## OBJECTIVE
Copy each line of the data below with the word "matplotlib".

## DATASET SECTION
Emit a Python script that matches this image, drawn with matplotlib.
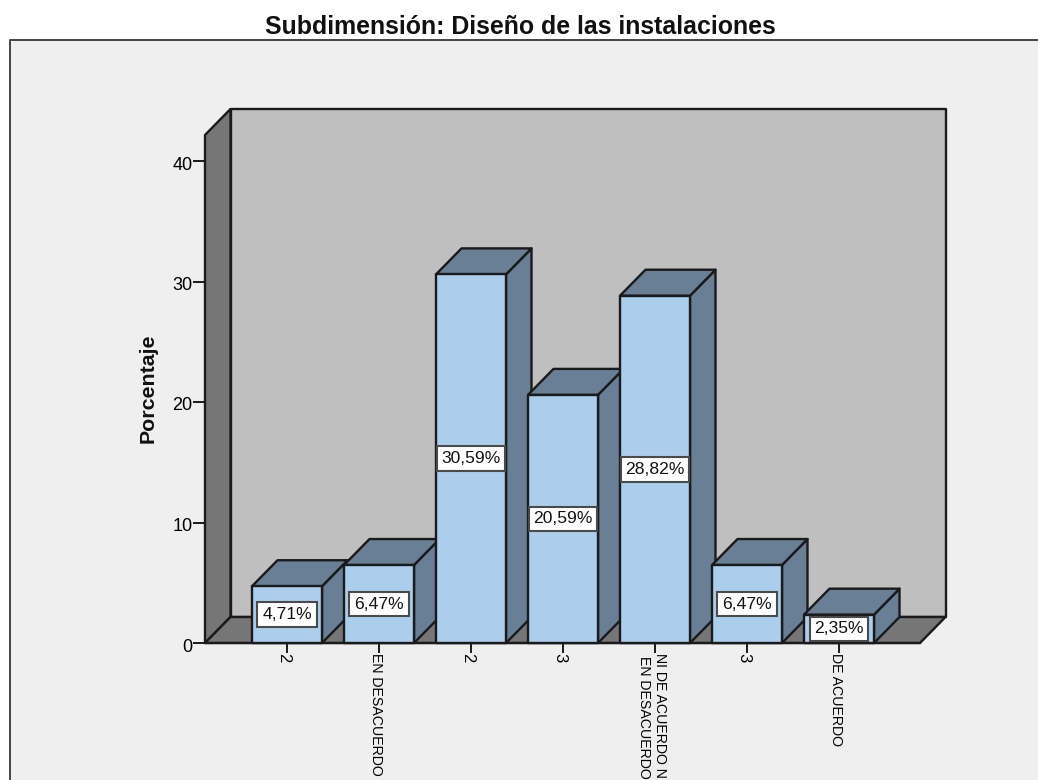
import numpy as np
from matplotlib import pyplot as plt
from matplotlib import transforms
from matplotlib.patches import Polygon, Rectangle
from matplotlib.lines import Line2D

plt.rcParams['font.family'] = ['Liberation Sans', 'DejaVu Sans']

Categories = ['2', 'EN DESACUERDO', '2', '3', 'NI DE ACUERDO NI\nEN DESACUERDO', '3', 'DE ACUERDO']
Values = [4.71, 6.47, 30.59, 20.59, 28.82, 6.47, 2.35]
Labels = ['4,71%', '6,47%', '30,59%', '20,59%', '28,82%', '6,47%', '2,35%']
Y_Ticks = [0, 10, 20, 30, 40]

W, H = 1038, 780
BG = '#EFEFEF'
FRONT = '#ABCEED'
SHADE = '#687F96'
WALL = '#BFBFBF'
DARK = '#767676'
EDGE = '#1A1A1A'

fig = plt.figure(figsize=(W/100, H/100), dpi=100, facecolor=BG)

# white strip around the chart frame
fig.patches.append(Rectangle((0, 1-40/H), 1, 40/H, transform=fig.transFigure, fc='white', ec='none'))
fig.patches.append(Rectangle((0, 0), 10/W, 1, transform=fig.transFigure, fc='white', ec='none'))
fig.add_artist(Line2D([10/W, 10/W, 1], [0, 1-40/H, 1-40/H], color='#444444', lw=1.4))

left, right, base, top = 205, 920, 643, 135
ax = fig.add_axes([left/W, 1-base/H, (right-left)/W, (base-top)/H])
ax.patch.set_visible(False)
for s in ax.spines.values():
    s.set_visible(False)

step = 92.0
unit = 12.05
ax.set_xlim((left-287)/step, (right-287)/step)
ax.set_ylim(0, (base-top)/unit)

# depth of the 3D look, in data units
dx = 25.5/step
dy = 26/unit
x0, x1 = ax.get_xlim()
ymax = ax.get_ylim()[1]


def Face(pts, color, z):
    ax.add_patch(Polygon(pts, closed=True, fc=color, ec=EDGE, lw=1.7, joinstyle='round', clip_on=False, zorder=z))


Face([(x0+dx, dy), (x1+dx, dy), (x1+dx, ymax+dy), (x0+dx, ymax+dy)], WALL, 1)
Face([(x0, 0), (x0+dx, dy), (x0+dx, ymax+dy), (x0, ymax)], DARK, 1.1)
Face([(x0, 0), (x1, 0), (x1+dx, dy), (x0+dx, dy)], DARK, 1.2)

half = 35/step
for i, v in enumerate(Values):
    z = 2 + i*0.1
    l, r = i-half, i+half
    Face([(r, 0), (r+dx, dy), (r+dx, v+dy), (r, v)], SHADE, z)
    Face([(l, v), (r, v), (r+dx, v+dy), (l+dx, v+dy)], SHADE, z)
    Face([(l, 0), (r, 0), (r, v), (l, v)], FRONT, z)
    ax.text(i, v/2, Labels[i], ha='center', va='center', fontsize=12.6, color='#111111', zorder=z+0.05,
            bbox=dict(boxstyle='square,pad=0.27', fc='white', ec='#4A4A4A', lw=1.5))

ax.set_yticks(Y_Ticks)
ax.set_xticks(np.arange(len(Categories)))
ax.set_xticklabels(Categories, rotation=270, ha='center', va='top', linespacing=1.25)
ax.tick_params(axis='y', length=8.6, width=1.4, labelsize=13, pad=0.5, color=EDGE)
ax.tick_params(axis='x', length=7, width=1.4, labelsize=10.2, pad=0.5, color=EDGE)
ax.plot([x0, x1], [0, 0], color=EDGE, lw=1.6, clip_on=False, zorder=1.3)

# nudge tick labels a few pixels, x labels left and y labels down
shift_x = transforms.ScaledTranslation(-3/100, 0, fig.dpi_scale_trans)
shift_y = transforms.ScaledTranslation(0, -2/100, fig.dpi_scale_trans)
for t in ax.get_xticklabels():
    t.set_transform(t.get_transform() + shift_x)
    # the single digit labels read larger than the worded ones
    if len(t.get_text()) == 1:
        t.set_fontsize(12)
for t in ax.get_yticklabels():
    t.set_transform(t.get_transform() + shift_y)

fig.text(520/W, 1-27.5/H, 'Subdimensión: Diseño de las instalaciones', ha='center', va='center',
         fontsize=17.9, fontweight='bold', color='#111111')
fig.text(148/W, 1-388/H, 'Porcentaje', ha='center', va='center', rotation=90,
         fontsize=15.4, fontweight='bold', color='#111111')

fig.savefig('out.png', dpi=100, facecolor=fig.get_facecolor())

## IN RESPONSE
Emit a Python script that matches this image, drawn with matplotlib.
from matplotlib import pyplot as plt
from matplotlib import transforms
from matplotlib.patches import Polygon, Rectangle
from matplotlib.lines import Line2D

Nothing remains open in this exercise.